$M$ samples are drawn from a discrete probability distribution $\bigl( p_i>0; \; \sum_{i=1}^{N} p_i \bigr)$. The number of times result number $i$ has occurred is given by $M_i$ (s.t. $\sum_{i=1}^N M_i = M$). The MLE probabilities are given by $\hat{p}_i = \frac{M_i}{M}$. The empirical entropy is given by $\hat{S}(\hat{p}) = -\sum_{i=1}^{N} \hat{p}_i \log(\hat{p}_i)$. What is the mean and the variance of $\hat{S}$?

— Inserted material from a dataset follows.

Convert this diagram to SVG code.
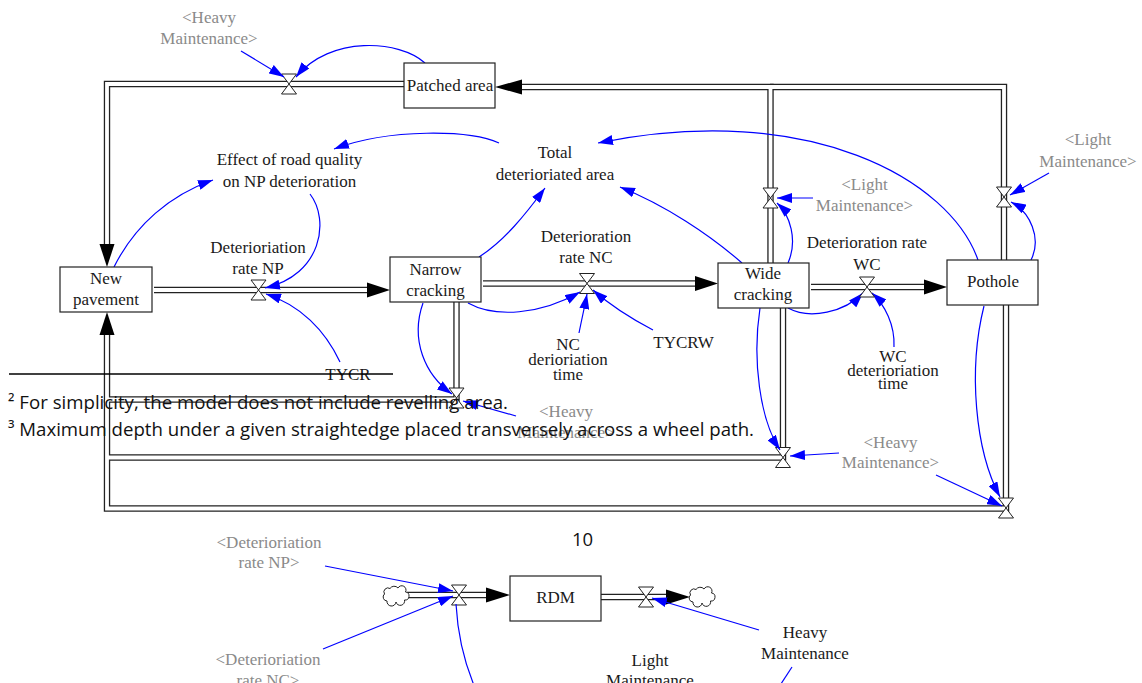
<svg xmlns="http://www.w3.org/2000/svg" width="1142" height="683" viewBox="0 0 1142 683">
<style>
 .t{font-family:"Liberation Serif","Times New Roman",serif;font-size:17px;fill:#1a1a1a;text-anchor:middle}
 .g{fill:#8a8a8a}
 .fn{font-family:"Open Sans","Noto Sans",sans-serif;font-size:18.5px;fill:#111}
 .box{fill:#fff;stroke:#222;stroke-width:1.2}
 .po{fill:none;stroke:#222;stroke-width:6.4;stroke-linejoin:miter}
 .pi{fill:none;stroke:#fff;stroke-width:3.8;stroke-linejoin:miter}
 .ph{fill:#000}
 .c{fill:none;stroke:#0000ff;stroke-width:1.2;marker-end:url(#ab)}
 .cn{fill:none;stroke:#0000ff;stroke-width:1.2}
 .v{fill:#fff;stroke:#222;stroke-width:1}
 .cl{fill:#fff;stroke:#222;stroke-width:1}
</style>
<defs>
 <marker id="ab" viewBox="0 0 15 10" refX="15" refY="5" markerWidth="15" markerHeight="10" markerUnits="userSpaceOnUse" orient="auto"><path d="M0,0 L15,5 L0,10 z" fill="#0000ff"/></marker>
 <path id="valve" d="M-7.5,-10 H7.5 L-7.5,10 H7.5 Z"/>
 <path id="cloud" d="M-8,6 A4 4 0 0 1 -10.5,-1 A4 4 0 0 1 -5,-6.5 A5 5 0 0 1 3,-7 A4 4 0 0 1 10.5,-3 A4 4 0 0 1 9.5,5 A4 4 0 0 1 1,7 A4 4 0 0 1 -8,6 Z"/>
</defs>
<rect width="1142" height="683" fill="#fff"/>

<g id="flows">
 <g>
  <path class="po" d="M404 84 H107 V248"/>
  <path class="po" d="M770.5 263 V87 H520"/>
  <path class="po" d="M1004 260 V87 H770"/>
  <path class="po" d="M154 290 H370"/>
  <path class="po" d="M483 283.5 H698"/>
  <path class="po" d="M811 287 H926"/>
  <path class="po" d="M456.5 302 V399.5 H107 V332"/>
  <path class="po" d="M783 308 V457.5 H107"/>
  <path class="po" d="M1006 305 V508.5 H107 V400"/>
  <path class="po" d="M407 595 H489"/>
  <path class="po" d="M601 597 H668"/>
 </g>
 <g>
  <path class="pi" d="M404 84 H107 V248"/>
  <path class="pi" d="M770.5 263 V87 H520"/>
  <path class="pi" d="M1004 260 V87 H770"/>
  <path class="pi" d="M154 290 H370"/>
  <path class="pi" d="M483 283.5 H698"/>
  <path class="pi" d="M811 287 H926"/>
  <path class="pi" d="M456.5 302 V399.5 H107 V332"/>
  <path class="pi" d="M783 308 V457.5 H107"/>
  <path class="pi" d="M1006 305 V508.5 H107 V400"/>
  <path class="pi" d="M407 595 H489"/>
  <path class="pi" d="M601 597 H668"/>
 </g>
 <polygon class="ph" points="99.5,244 114.5,244 107,267"/>
 <polygon class="ph" points="99.5,335 114.5,335 107,312"/>
 <polygon class="ph" points="367,282.5 367,297.5 390,290"/>
 <polygon class="ph" points="695,276 695,291 718,283.5"/>
 <polygon class="ph" points="924,279.5 924,294.5 947,287"/>
 <polygon class="ph" points="522,79.5 522,94.5 495,87"/>
 <polygon class="ph" points="486,587.5 486,602.5 510,595"/>
 <polygon class="ph" points="666,589.5 666,604.5 690,597"/>
 <use href="#valve" class="v" x="289" y="84"/>
 <use href="#valve" class="v" x="770.5" y="198"/>
 <use href="#valve" class="v" x="1004" y="197"/>
 <use href="#valve" class="v" x="456.5" y="398"/>
 <use href="#valve" class="v" x="783" y="457.5"/>
 <use href="#valve" class="v" x="1006" y="508"/>
 <use href="#valve" class="v" x="459" y="595"/>
 <use href="#valve" class="v" x="646" y="597"/>
 <use href="#cloud" class="cl" x="395" y="595"/>
 <use href="#cloud" class="cl" x="701" y="596"/>
</g>

<g id="connectors">
 <path class="c" d="M241 51 L284 77"/>
 <path class="c" d="M425 63 C400 40, 330 35, 296 77"/>
 <path class="c" d="M499 143 C470 130, 390 128, 334 149"/>
 <path class="c" d="M114 267 C135 225, 170 195, 213 180"/>
 <path class="c" d="M310 194 C330 220, 322 275, 265 288"/>
 <path class="c" d="M340 362 C325 330, 300 305, 266 294"/>
 <path class="c" d="M479 257 C505 240, 525 215, 545 188"/>
 <path class="c" d="M742 263 C710 235, 665 205, 620 187"/>
 <path class="c" d="M978 260 C950 180, 810 100, 598 143"/>
 <path class="c" d="M788 263 C798 240, 790 215, 777 203"/>
 <path class="c" d="M813 198 L777 198"/>
 <path class="c" d="M1031 260 C1042 238, 1030 212, 1011 202"/>
 <path class="c" d="M1049 173 L1010 195"/>
 <path class="c" d="M468 303 C495 318, 540 315, 580 292"/>
 <path class="c" d="M579 333 C582 318, 585 305, 587 294"/>
 <path class="c" d="M653 330 C630 318, 610 305, 593 290"/>
 <path class="c" d="M788 308 C810 320, 845 312, 863 293"/>
 <path class="c" d="M894 347 C895 325, 885 305, 872 293"/>
 <path class="c" d="M760 308 C752 360, 760 420, 780 450"/>
 <path class="c" d="M984 306 C968 370, 975 450, 1000 497"/>
 <path class="c" d="M839 453 L790 456"/>
 <path class="c" d="M936 475 L1002 506"/>
 <path class="c" d="M516 416 L463 401"/>
 <path class="c" d="M423 303 C410 340, 425 375, 452 394"/>
 <path class="c" d="M325 566 L453 591"/>
 <path class="c" d="M323 649 L453 596"/>
 <path class="cn" d="M456 604 C458 640, 465 665, 476 690"/>
 <path class="c" d="M759 630 L652 598"/>
 <path class="cn" d="M792 667 L777 690"/>
</g>

<g id="patched_area"><rect class="box" x="404" y="63" width="91" height="45"/><text class="t" x="450" y="91">Patched area</text></g>
<g id="new_pavement"><rect class="box" x="60" y="267" width="92" height="45"/><text class="t" x="106" y="284">New</text><text class="t" x="106" y="305">pavement</text></g>
<g id="narrow_cracking"><rect class="box" x="390" y="257" width="91" height="45"/><text class="t" x="435.5" y="275">Narrow</text><text class="t" x="435.5" y="296">cracking</text></g>
<g id="wide_cracking"><rect class="box" x="718" y="263" width="91" height="45"/><text class="t" x="763" y="279">Wide</text><text class="t" x="763" y="300">cracking</text></g>
<g id="pothole"><rect class="box" x="947" y="260" width="91" height="45"/><text class="t" x="993" y="287">Pothole</text></g>
<g id="rdm"><rect class="box" x="510" y="576" width="91" height="45"/><text class="t" x="555.5" y="603">RDM</text></g>

<g id="effect_road_quality"><text class="t" x="289.5" y="165">Effect of road quality</text><text class="t" x="289.5" y="187">on NP deterioration</text></g>
<g id="total_deteriorated_area"><text class="t" x="555" y="158">Total</text><text class="t" x="555" y="180">deterioriated area</text></g>
<g id="rate_np"><text class="t" x="258" y="253">Deterioriation</text><text class="t" x="258" y="274">rate NP</text><use href="#valve" class="v" x="258.5" y="290"/></g>
<g id="rate_nc"><text class="t" x="586" y="242">Deterioration</text><text class="t" x="586" y="263">rate NC</text><use href="#valve" class="v" x="587" y="283.5"/></g>
<g id="rate_wc"><text class="t" x="867" y="248">Deterioration rate</text><text class="t" x="867" y="270">WC</text><use href="#valve" class="v" x="867" y="287"/></g>
<g id="nc_time"><text class="t" x="568" y="350">NC</text><text class="t" x="568" y="365">derioriation</text><text class="t" x="568" y="380">time</text></g>
<g id="tycrw"><text class="t" x="683.5" y="348">TYCRW</text></g>
<g id="tycr"><text class="t" x="348" y="380">TYCR</text></g>
<g id="wc_time"><text class="t" x="893" y="362">WC</text><text class="t" x="893" y="376">deterioriation</text><text class="t" x="893" y="389">time</text></g>
<g id="heavy_ghost_1"><text class="t g" x="209" y="23">&lt;Heavy</text><text class="t g" x="209" y="44">Maintenance&gt;</text></g>
<g id="light_ghost_1"><text class="t g" x="864.5" y="190">&lt;Light</text><text class="t g" x="864.5" y="211">Maintenance&gt;</text></g>
<g id="light_ghost_2"><text class="t g" x="1088" y="145">&lt;Light</text><text class="t g" x="1088" y="167">Maintenance&gt;</text></g>
<g id="heavy_ghost_2"><text class="t g" x="566" y="417">&lt;Heavy</text><text class="t g" x="566" y="438">Maintenance&gt;</text></g>
<g id="heavy_ghost_3"><text class="t g" x="890.5" y="448">&lt;Heavy</text><text class="t g" x="890.5" y="468">Maintenance&gt;</text></g>
<g id="rate_np_ghost"><text class="t g" x="269" y="548">&lt;Deterioriation</text><text class="t g" x="269" y="568">rate NP&gt;</text></g>
<g id="rate_nc_ghost"><text class="t g" x="268" y="665">&lt;Deterioriation</text><text class="t g" x="268" y="686">rate NC&gt;</text></g>
<g id="light_maintenance"><text class="t" x="650" y="666">Light</text><text class="t" x="650" y="686">Maintenance</text></g>
<g id="heavy_maintenance"><text class="t" x="805" y="638">Heavy</text><text class="t" x="805" y="659">Maintenance</text></g>

<g id="page_text">
 <line x1="9" y1="374" x2="393" y2="374" stroke="#000" stroke-width="1.4"/>
 <text class="fn" x="8" y="409" textLength="500" lengthAdjust="spacingAndGlyphs">² For simplicity, the model does not include revelling area.</text>
 <text class="fn" x="8" y="436" textLength="746" lengthAdjust="spacingAndGlyphs">³ Maximum depth under a given straightedge placed transversely across a wheel path.</text>
 <text class="fn" x="582.5" y="546" text-anchor="middle">10</text>
</g>
</svg>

Note: As requested in the comments, I will try to give context, which is not part of the question but may be helpful. This is not an exercise from the classes, so I am not sure if nice expressions for the mean and variance of $\hat{S}$ exist. I am interested in model-free data analysis. I am interested to check by trial and error if the naive sample generalized mutual information
$\hat{I}(X:Y:Z...) = -\hat{S}(XYZ...) + \hat{S}(X) + \hat{S}(Y) + \hat{S}(Z) + ...$
can be used in a coarse preliminary test $(\hat{I} > const(M,N))$ to check whether the multidimensional experimentally-obtained data has any structure at all, or is indistinguishable from a pile of 1D independent data sets. Naively, the estimator makes sense, because joint entropy is just a sum of 1D entropies if the variables are independent, and positive in all other cases. Surely, the estimator will suffer from finite amount of data, under-explored phase space, bias and other stuff. So as a first step in this direction, I would like to construct its variance, which should be trivial if I know the variance of $\hat{S}$